I had not even heard of The Croods until it showed up on Netflix streaming a couple of months ago. It came out in March, 2013.
What was I doing in March, 2013? Heck, I don’t know. Probably going crazy like I am now. I mean I found out the movie made $587,204.668 worldwide and I just recently heard about it.
Anyway, whatever the reason is I hadn’t heard of it, I was not that impressed with the trailer when I came across it a few weeks ago. The movie looked totally dumb!
However, the other night I was bored (how can someone be bored who has 500 movies saved in her My List at Netflix I can’t quite comprehend myself), but I was. It was late too. Like about 11:00 p.m or something. I saw that The Croods had gotten some good ratings, I like animated movies and, what the heck, I hadn’t seen a movie about cave folks in awhile. I told myself I would watch it for a few minutes, most likely it would bore me or I”d hate it and then I’d go to bed.
Next thing I know the credits are rolling and I’m sitting with this nice little warm glow in my chest, which usually happens after I’ve seen a movie that was not only well-done, but left me with something afterwards. Like the embers from a warm fire.
Directed by Kirk De Micco and written by De Micco and Chris Sanders, The Croods is the story of a family of cave dwellers in prehistoric times. Voiced by Nicholas Cage as Grug, the paterfamilias, Emma Stone as Eep, his adventurous daughter, and Ryan Reynolds as Guy, literally the new guy on the block, The Croods was a delight from beginning to end.
Most of the cave dwellers in the immediate area have been wiped out except for the Croods. You know, nature red in tooth and claw and all that. Grug has managed to keep his family safe because he is not only strong, but he’s cautious to the point where he forces the family to hole up in a cave and the only time they go outside is to get food, which features in a rather hilarious sequence where the Croods work together as a well-oiled survival team, from the dad on down to the toddler, to get their hands on a huge egg.
Eep, however, wants more and in true hero’s journey fashion sneaks away when she sees a strange light outside the cave. The light turns out to be a torch carried by Guy, a young man who is not only more advanced than the Croods (he knows how to make fire, for example) but warns Eep there’s soon to be a cataclysmic event that will wipe out the Croods if they don’t get their collective butts out of that cave. And thus begins the journey of the Croods as they must search for a new home.

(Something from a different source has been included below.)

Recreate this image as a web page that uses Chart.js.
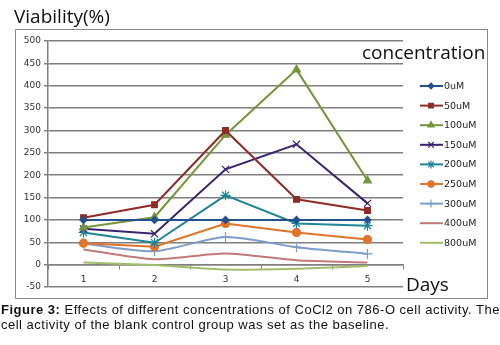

The voice performances were great (even Nicholas Cage was good, and I’m not normally a fan of his), the animation is gorgeous (the landscapes are quite fantastical and obviously never truly existed but are astounding to look at), the storyline moves along quite briskly (hey, the movie kept me up past midnight), and there’s a message that doesn’t necessarily hit you over the head, but does remind you of what it means to be human.
I also liked how important story-telling was to the characters. Everyone eagerly gathers round when someone is about to tell a story. Grug basically uses his stories to warn his family about dangers. Guy, however, uses storytelling to inspire and to encourage.
Here’s a quote from a review I came across by Jeff Koons.
The imagination of The Croods lies both in the mastery of animation and the spirit of humanity found within the story. The film emulates our world as it deals with the human condition and a realization that it’s not just about survival but transcendence. After emerging from the darkness of the cave, the Croods learn to face their fears, and after initial reluctance, accept the guidance of an orphan boy. The guidance allows the family to draw upon his leadership and learn from their new experiences. It’s human nature to strive for and find a greater purpose in life. As the Croods begin to grasp the power of ideas and analyze their own existence, they move from contemplating the present to the universe and beyond. As their experiences become richer, they begin to understand that there is a human responsibility, not just to one’s self and family, but to one’s community. It’s a beautiful moment of enlightenment as the family experiences this growth and evolution. I walked out of the theater feeling that my family and I could feel a greater connection to what it means to be human and to face the challenges that we confront in being part of the ongoing story.
That pretty much sums up what I felt about The Croods, and I couldn’t have said it better myself. So I didn’t 🙂
So, yep, I was very pleasantly surprised by The Croods.
I give it (drum roll please) 5 Stellar Popcorn boxes!
Oh, yeah, and it’s also up for an Oscar for Best Animated Feature against “Despicable Me 2,” “Ernest & Celestine,” “Frozen” and “The Wind Rises. I’ve not seen any of these movies yet, although I do have “Despicable Me 2” sitting on my table for future viewing.